** START Task input **

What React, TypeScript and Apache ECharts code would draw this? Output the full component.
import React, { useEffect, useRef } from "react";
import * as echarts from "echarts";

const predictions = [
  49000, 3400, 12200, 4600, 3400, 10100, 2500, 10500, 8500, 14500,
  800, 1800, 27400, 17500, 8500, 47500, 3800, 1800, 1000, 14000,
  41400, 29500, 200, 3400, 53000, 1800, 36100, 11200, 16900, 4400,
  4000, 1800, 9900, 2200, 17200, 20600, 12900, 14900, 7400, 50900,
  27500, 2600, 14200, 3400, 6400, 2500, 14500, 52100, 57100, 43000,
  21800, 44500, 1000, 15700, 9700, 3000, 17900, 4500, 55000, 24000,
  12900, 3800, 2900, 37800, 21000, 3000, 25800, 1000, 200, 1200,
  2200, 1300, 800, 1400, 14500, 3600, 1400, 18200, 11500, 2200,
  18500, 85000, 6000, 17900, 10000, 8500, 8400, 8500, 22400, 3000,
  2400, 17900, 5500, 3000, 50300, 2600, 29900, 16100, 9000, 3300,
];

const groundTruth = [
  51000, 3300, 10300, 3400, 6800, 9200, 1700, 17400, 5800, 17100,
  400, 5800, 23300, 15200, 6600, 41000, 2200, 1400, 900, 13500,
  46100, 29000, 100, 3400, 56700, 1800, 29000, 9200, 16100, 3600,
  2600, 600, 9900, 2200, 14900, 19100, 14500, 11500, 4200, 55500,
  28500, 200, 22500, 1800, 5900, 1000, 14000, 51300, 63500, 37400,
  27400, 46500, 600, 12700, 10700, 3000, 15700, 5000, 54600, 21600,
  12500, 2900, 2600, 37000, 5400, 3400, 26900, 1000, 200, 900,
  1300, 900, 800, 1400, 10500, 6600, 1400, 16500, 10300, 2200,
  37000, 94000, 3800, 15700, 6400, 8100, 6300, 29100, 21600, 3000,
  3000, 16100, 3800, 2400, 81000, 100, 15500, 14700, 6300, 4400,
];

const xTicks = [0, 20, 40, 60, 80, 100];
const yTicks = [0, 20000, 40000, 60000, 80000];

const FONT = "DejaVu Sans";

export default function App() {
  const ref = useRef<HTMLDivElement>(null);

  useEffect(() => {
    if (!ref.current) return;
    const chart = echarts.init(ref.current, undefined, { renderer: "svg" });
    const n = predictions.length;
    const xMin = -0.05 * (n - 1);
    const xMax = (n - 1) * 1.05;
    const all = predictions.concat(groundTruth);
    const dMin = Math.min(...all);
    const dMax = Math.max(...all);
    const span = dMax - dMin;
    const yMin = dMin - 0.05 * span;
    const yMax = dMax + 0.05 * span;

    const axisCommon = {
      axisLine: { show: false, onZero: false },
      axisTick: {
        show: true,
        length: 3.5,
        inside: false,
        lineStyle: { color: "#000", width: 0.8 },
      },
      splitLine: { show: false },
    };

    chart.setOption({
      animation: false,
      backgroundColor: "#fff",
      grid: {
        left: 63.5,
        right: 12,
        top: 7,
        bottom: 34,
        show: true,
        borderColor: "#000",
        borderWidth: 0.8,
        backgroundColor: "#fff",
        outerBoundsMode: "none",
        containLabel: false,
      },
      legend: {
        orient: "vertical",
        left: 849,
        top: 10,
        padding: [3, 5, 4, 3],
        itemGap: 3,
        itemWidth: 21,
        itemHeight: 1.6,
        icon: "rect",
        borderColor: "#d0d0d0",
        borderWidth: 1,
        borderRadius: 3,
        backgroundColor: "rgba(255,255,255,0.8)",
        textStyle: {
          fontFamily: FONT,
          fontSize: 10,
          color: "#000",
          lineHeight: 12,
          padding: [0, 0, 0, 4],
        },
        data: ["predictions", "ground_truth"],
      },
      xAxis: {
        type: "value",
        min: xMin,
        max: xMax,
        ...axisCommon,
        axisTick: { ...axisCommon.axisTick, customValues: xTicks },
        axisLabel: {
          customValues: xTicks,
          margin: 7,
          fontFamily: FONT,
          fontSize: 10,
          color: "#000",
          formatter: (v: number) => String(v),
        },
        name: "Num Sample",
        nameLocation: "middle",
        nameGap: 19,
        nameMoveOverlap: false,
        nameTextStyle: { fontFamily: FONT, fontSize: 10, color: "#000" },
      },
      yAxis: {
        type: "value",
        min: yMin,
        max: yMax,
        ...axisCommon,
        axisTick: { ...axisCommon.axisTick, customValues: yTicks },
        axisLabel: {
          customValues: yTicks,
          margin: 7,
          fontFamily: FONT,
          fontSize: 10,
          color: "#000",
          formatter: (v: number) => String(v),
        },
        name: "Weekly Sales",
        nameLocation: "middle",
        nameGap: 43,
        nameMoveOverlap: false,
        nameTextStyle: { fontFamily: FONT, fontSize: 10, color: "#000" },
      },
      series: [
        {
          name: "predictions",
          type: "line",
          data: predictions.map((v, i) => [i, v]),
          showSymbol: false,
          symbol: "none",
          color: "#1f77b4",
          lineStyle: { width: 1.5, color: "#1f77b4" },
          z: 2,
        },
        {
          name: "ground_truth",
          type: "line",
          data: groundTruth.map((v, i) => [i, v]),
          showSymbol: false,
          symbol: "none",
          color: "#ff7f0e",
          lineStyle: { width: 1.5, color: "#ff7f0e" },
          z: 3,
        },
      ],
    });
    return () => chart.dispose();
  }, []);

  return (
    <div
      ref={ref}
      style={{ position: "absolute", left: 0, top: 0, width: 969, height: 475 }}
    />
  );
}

** END Task input **
** START Task input **

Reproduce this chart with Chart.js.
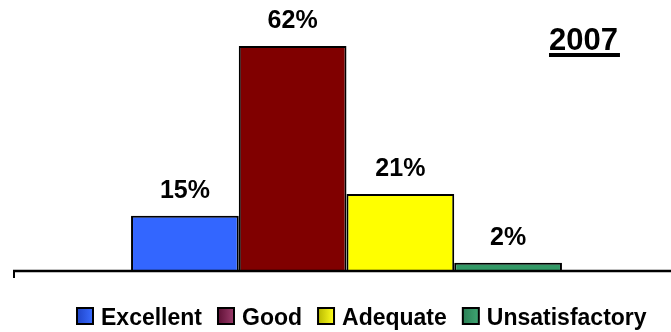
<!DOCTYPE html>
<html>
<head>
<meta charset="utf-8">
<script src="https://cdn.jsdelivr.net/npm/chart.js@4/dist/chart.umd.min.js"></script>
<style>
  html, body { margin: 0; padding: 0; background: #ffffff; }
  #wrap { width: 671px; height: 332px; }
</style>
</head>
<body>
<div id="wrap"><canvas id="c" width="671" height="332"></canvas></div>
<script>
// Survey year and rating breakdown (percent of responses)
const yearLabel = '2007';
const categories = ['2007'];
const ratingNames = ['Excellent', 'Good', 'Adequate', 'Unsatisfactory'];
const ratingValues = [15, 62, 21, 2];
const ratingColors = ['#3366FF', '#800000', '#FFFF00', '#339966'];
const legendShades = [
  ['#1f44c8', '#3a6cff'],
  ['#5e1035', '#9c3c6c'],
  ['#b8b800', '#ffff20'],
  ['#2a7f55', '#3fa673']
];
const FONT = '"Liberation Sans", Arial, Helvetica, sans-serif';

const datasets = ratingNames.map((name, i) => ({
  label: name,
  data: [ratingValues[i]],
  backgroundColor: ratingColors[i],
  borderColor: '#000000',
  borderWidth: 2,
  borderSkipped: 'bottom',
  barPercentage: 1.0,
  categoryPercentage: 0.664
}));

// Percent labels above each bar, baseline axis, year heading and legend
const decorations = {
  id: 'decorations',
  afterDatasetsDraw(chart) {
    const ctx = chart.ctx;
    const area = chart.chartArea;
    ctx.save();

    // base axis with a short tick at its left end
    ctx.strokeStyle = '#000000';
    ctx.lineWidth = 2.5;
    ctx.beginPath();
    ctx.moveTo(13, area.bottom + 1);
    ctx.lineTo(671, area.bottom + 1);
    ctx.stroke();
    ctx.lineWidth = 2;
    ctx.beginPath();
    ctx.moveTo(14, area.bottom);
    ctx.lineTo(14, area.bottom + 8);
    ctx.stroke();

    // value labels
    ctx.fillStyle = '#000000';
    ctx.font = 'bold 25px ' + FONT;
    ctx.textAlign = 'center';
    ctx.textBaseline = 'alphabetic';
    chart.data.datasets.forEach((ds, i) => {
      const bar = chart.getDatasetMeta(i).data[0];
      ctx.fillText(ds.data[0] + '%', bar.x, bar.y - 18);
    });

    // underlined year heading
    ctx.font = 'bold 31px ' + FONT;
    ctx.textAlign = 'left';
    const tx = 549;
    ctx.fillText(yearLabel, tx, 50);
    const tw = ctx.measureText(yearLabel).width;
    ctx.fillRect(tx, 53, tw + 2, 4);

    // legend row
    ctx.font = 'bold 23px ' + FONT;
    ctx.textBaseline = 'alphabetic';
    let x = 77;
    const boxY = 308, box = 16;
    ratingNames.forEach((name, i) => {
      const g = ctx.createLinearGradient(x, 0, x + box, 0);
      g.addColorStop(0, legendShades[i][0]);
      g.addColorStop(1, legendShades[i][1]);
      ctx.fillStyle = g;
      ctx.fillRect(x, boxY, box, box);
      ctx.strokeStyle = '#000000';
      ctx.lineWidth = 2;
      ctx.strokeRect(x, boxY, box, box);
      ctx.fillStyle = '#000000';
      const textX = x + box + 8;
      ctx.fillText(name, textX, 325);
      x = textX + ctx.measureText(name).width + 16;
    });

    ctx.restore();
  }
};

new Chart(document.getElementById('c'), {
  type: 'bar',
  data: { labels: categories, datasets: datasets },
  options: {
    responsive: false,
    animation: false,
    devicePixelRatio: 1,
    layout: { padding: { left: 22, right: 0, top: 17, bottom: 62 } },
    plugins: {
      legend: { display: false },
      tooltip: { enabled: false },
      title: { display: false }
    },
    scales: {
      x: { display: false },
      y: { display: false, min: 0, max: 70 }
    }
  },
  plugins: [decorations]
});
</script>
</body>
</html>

** END Task input **
** START Task input **

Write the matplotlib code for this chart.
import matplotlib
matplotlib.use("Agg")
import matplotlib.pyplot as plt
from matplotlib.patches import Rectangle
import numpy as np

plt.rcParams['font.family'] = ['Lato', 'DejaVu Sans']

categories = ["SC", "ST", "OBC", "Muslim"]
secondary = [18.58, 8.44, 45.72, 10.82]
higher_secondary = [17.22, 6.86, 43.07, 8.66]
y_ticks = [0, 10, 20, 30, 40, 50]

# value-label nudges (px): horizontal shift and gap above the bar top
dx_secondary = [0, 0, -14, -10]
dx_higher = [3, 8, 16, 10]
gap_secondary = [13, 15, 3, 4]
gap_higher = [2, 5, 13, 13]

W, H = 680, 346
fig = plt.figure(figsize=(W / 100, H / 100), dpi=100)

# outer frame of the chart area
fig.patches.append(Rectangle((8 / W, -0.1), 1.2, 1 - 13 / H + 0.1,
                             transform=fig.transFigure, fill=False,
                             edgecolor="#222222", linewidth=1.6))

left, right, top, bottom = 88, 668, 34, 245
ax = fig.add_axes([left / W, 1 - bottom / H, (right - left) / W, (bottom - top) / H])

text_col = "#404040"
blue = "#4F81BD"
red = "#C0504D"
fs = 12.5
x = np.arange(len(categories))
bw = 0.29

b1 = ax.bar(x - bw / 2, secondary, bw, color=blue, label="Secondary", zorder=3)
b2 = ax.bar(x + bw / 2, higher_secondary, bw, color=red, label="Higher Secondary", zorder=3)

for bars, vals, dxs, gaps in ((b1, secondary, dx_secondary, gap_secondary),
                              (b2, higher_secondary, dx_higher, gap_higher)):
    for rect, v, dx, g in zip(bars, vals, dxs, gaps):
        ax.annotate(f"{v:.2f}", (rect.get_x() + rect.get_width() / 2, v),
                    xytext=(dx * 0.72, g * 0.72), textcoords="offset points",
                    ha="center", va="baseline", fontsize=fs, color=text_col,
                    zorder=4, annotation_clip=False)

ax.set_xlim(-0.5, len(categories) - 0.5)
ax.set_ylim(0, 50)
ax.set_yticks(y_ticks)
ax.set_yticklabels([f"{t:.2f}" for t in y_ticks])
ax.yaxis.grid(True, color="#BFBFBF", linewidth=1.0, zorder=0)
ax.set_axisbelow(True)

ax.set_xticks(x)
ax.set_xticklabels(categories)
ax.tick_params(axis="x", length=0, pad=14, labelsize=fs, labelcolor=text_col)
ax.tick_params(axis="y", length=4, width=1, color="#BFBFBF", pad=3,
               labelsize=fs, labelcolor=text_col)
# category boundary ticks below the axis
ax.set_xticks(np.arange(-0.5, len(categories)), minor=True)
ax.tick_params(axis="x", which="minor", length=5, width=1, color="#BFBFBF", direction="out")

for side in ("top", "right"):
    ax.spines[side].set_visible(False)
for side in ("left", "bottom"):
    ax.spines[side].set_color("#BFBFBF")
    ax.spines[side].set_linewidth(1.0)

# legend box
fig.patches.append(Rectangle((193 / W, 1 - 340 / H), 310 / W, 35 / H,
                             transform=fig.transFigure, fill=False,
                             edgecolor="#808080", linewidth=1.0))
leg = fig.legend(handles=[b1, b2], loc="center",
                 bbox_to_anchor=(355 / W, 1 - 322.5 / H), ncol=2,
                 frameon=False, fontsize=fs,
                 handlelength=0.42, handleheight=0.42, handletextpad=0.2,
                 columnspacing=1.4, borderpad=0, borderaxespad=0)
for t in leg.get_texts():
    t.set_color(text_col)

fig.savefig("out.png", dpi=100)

** END Task input **

Your task:
Locate the lines above that contain "with" and copy them.

Written solution:
Reproduce this chart with Chart.js.
    // base axis with a short tick at its left end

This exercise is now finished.